> **Given material**:
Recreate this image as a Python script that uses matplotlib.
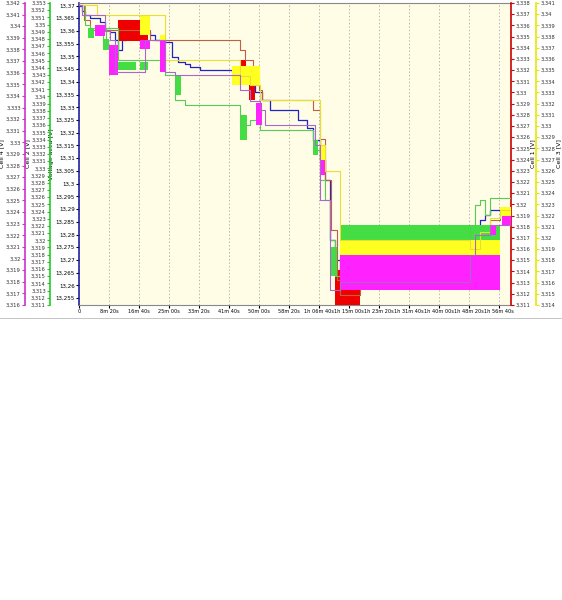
import numpy as np
import matplotlib
matplotlib.use('Agg')
import matplotlib.pyplot as plt
from matplotlib.ticker import FuncFormatter, MultipleLocator

# ===== DATEN (Zeit in s, Werte in V) =====
volt_t = [0, 50, 100, 183, 350, 433, 517, 600, 650, 717, 783, 850, 1017, 1183, 1267, 1433, 1550, 1650,
          1767, 1850, 2017, 2550, 2683, 2817, 2933, 3050, 3183, 3650, 3750, 3800, 3900, 4017, 4100,
          4183, 4267, 4350, 4450, 4550, 4683, 4800, 5000, 5200, 5400, 5600, 5800, 6000, 6200, 6400,
          6500, 6683, 6767, 6850, 7017, 7200]
volt_v = [13.3698, 13.3678, 13.3663, 13.3651, 13.3636, 13.3604, 13.3596, 13.3565, 13.3525, 13.3565,
          13.3604, 13.3604, 13.3596, 13.3584, 13.3565, 13.3557, 13.3498, 13.3478, 13.3470, 13.3458,
          13.3447, 13.3439, 13.3407, 13.3392, 13.3360, 13.3329, 13.3289, 13.3250, 13.3250, 13.3219,
          13.3172, 13.3093, 13.3014, 13.2778, 13.2700, 13.2661, 13.2720, 13.2680, 13.2641, 13.2720,
          13.2700, 13.2740, 13.2700, 13.2720, 13.2700, 13.2720, 13.2700, 13.2730, 13.2778, 13.2857,
          13.2877, 13.2896, 13.2904, 13.2916]

cell1_t = [0, 80, 183, 650, 1183, 2550, 2683, 2767, 2900, 3000, 3050, 3850, 3900, 4017, 4100, 4200,
           4300, 4350, 4683, 5600, 6517, 6683, 6850, 7017, 7200]
cell1_v = [3.3378, 3.3365, 3.3356, 3.3356, 3.3347, 3.3347, 3.3338, 3.3329, 3.3316, 3.3302, 3.3293,
           3.3293, 3.3284, 3.3258, 3.3222, 3.3177, 3.3132, 3.3119, 3.3135, 3.3140, 3.3150, 3.3168,
           3.3186, 3.3193, 3.3193]
cell1_bands = [(650, 1150, 3.3346, 3.3365), (2683, 2780, 3.3316, 3.3329), (2830, 2930, 3.3293, 3.3311),
               (4267, 4683, 3.3110, 3.3141), (4683, 7000, 3.3128, 3.3155), (5600, 5800, 3.3168, 3.3180),
               (7017, 7200, 3.3190, 3.3196)]

cell2_t = [0, 100, 183, 350, 400, 450, 600, 650, 1400, 1433, 1550, 1600, 1767, 2550, 2683, 2850, 3017,
           3850, 3900, 4017, 4100, 4183, 4267, 4350, 6517, 6600, 6683, 6767, 6850, 7200]
cell2_v = [3.3527, 3.3499, 3.3495, 3.3495, 3.3472, 3.3495, 3.3495, 3.3451, 3.3451, 3.3430, 3.3430,
           3.3395, 3.3388, 3.3388, 3.3360, 3.3367, 3.3353, 3.3353, 3.3325, 3.3284, 3.3256, 3.3200,
           3.3150, 3.3186, 3.3221, 3.3249, 3.3256, 3.3235, 3.3259, 3.3259]
cell2_bands = [(150, 250, 3.3481, 3.3495), (400, 500, 3.3465, 3.3480), (650, 950, 3.3437, 3.3448),
               (1017, 1150, 3.3437, 3.3448), (1600, 1700, 3.3402, 3.3430), (2683, 2800, 3.3339, 3.3374),
               (3900, 3980, 3.3319, 3.3339), (4183, 4300, 3.3150, 3.3190), (4350, 7017, 3.3186, 3.3221)]

cell3_t = [0, 267, 300, 1017, 1433, 2550, 2683, 2850, 3017, 3850, 4017, 4100, 4350, 6517, 6683, 6850,
           7017, 7200]
cell3_v = [3.3408, 3.3408, 3.3399, 3.3399, 3.3359, 3.3359, 3.3345, 3.3337, 3.3323, 3.3323, 3.3283,
           3.3260, 3.3198, 3.3190, 3.3205, 3.3218, 3.3225, 3.3225]
cell3_bands = [(1017, 1183, 3.3381, 3.3399), (1350, 1433, 3.3364, 3.3381), (2550, 3017, 3.3337, 3.3354),
               (4017, 4100, 3.3270, 3.3283), (4350, 7017, 3.3176, 3.3198), (7017, 7200, 3.3220, 3.3228)]

cell4_t = [0, 50, 350, 433, 517, 600, 1017, 1100, 1433, 1600, 2550, 2683, 2850, 3017, 3100, 3850, 3933,
           4017, 4183, 4350, 6517, 6600, 6850, 7200]
cell4_v = [3.3418, 3.3410, 3.3410, 3.3396, 3.3388, 3.3361, 3.3361, 3.3388, 3.3361, 3.3358, 3.3358,
           3.3345, 3.3336, 3.3328, 3.3315, 3.3315, 3.3298, 3.3250, 3.3173, 3.3180, 3.3203, 3.3220,
           3.3229, 3.3229]
cell4_bands = [(267, 433, 3.3392, 3.3401), (500, 650, 3.3358, 3.3384), (1017, 1183, 3.3380, 3.3388),
               (1350, 1433, 3.3361, 3.3388), (2950, 3050, 3.3315, 3.3334), (4017, 4100, 3.3272, 3.3285),
               (4350, 7017, 3.3173, 3.3203), (6850, 6950, 3.3220, 3.3229), (7050, 7200, 3.3229, 3.3237)]

x_ticks = np.arange(0, 7001, 500)


def fmt_time(s, pos=None):
    s = int(round(s))
    if s == 0:
        return '0'
    h, r = divmod(s, 3600)
    m, sec = divmod(r, 60)
    if h:
        return f'{h}h {m:02d}m {sec:02d}s'
    return f'{m}m {sec:02d}s'


def fmt_comma(v, pos=None):
    txt = f'{v:.4f}'.rstrip('0').rstrip('.')
    return txt.replace('.', ',')


fig = plt.figure(figsize=(5.62, 6.0), dpi=100)
ax = fig.add_axes([0.1406, 0.4917, 0.7687, 0.5033])
ax.set_facecolor('#fffde6')
ax.set_xlim(0, 7200)
ax.set_xticks(x_ticks)
ax.xaxis.set_major_formatter(FuncFormatter(fmt_time))
ax.grid(axis='x', linestyle=(0, (2, 3)), color='#999999', linewidth=0.5)
ax.tick_params(axis='x', labelsize=3.6, length=2, pad=1)

# Reihenfolge der Zeichnung: rot, gruen, gelb, magenta
ax_c1 = ax.twinx()
ax_c2 = ax.twinx()
ax_c3 = ax.twinx()
ax_c4 = ax.twinx()

axes_cfg = [
    (ax_c1, 3.311, 3.338, '#cc0000', 'right', 1.0, 'Cell 1 [V]', 0.5),
    (ax_c2, 3.311, 3.353, '#22cc22', 'left', -0.067, 'Cell 2 [V]', 0.5),
    (ax_c3, 3.314, 3.341, '#e8e800', 'right', 1.058, 'Cell 3 [V]', 1),
    (ax_c4, 3.316, 3.342, '#cc33cc', 'left', -0.125, 'Cell 4 [V]', 1),
]
for a, lo, hi, col, side, pos, lab, lpad in axes_cfg:
    a.set_ylim(lo, hi)
    a.yaxis.set_ticks_position(side)
    a.yaxis.set_label_position(side)
    for sp in a.spines.values():
        sp.set_visible(False)
    a.spines[side].set_visible(True)
    a.spines[side].set_position(('axes', pos))
    a.spines[side].set_color(col)
    a.spines[side].set_linewidth(1.2)
    a.yaxis.set_major_locator(MultipleLocator(0.001))
    a.yaxis.set_major_formatter(FuncFormatter(fmt_comma))
    a.tick_params(axis='y', labelsize=3.8, length=2, pad=1, colors='#333333')
    a.tick_params(axis='y', color=col)
    a.set_ylabel(lab, fontsize=4.5, labelpad=lpad)

ax.set_ylim(13.2523, 13.371)
ax.yaxis.set_major_locator(MultipleLocator(0.005))
ax.yaxis.set_major_formatter(FuncFormatter(fmt_comma))
ax.tick_params(axis='y', labelsize=4, length=2, pad=1)
ax.set_ylabel('Voltage accu [V]', fontsize=4.5, labelpad=1)
ax.spines['left'].set_color('#2222aa')
ax.spines['left'].set_linewidth(1.2)
ax.spines['right'].set_visible(False)
ax.spines['top'].set_color('#888888')
ax.spines['bottom'].set_color('#888888')

# Blau (Summenspannung) auf der Hauptachse, liegt hinter den Zellbaendern
ax.step(volt_t, volt_v, where='post', color='#2222cc', linewidth=0.9)

series = [
    (ax_c1, cell1_t, cell1_v, cell1_bands, '#ee0000', '#c06040'),
    (ax_c2, cell2_t, cell2_v, cell2_bands, '#44dd44', '#55cc55'),
    (ax_c3, cell3_t, cell3_v, cell3_bands, '#ffff22', '#e8e030'),
    (ax_c4, cell4_t, cell4_v, cell4_bands, '#ff22ff', '#aa66cc'),
]
for a, t, v, bands, fill_col, line_col in series:
    for t0, t1, lo, hi in bands:
        a.fill_between([t0, t1], [lo, lo], [hi, hi], color=fill_col, linewidth=0)
    a.step(t, v, where='post', color=line_col, linewidth=0.8)

fig.add_artist(plt.Line2D([0, 1], [1 - 318 / 600, 1 - 318 / 600], color='#bbbbbb', linewidth=0.6))

fig.savefig('out.png', dpi=100)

> **Task description**: Restate the data word for word from its first line through the line with "(7017, 7200, 3.3190, 3.3196)]", leaving out any picture along the way.

> **Task answer**:
Recreate this image as a Python script that uses matplotlib.
import numpy as np
import matplotlib
matplotlib.use('Agg')
import matplotlib.pyplot as plt
from matplotlib.ticker import FuncFormatter, MultipleLocator

# ===== DATEN (Zeit in s, Werte in V) =====
volt_t = [0, 50, 100, 183, 350, 433, 517, 600, 650, 717, 783, 850, 1017, 1183, 1267, 1433, 1550, 1650,
          1767, 1850, 2017, 2550, 2683, 2817, 2933, 3050, 3183, 3650, 3750, 3800, 3900, 4017, 4100,
          4183, 4267, 4350, 4450, 4550, 4683, 4800, 5000, 5200, 5400, 5600, 5800, 6000, 6200, 6400,
          6500, 6683, 6767, 6850, 7017, 7200]
volt_v = [13.3698, 13.3678, 13.3663, 13.3651, 13.3636, 13.3604, 13.3596, 13.3565, 13.3525, 13.3565,
          13.3604, 13.3604, 13.3596, 13.3584, 13.3565, 13.3557, 13.3498, 13.3478, 13.3470, 13.3458,
          13.3447, 13.3439, 13.3407, 13.3392, 13.3360, 13.3329, 13.3289, 13.3250, 13.3250, 13.3219,
          13.3172, 13.3093, 13.3014, 13.2778, 13.2700, 13.2661, 13.2720, 13.2680, 13.2641, 13.2720,
          13.2700, 13.2740, 13.2700, 13.2720, 13.2700, 13.2720, 13.2700, 13.2730, 13.2778, 13.2857,
          13.2877, 13.2896, 13.2904, 13.2916]

cell1_t = [0, 80, 183, 650, 1183, 2550, 2683, 2767, 2900, 3000, 3050, 3850, 3900, 4017, 4100, 4200,
           4300, 4350, 4683, 5600, 6517, 6683, 6850, 7017, 7200]
cell1_v = [3.3378, 3.3365, 3.3356, 3.3356, 3.3347, 3.3347, 3.3338, 3.3329, 3.3316, 3.3302, 3.3293,
           3.3293, 3.3284, 3.3258, 3.3222, 3.3177, 3.3132, 3.3119, 3.3135, 3.3140, 3.3150, 3.3168,
           3.3186, 3.3193, 3.3193]
cell1_bands = [(650, 1150, 3.3346, 3.3365), (2683, 2780, 3.3316, 3.3329), (2830, 2930, 3.3293, 3.3311),
               (4267, 4683, 3.3110, 3.3141), (4683, 7000, 3.3128, 3.3155), (5600, 5800, 3.3168, 3.3180),
               (7017, 7200, 3.3190, 3.3196)]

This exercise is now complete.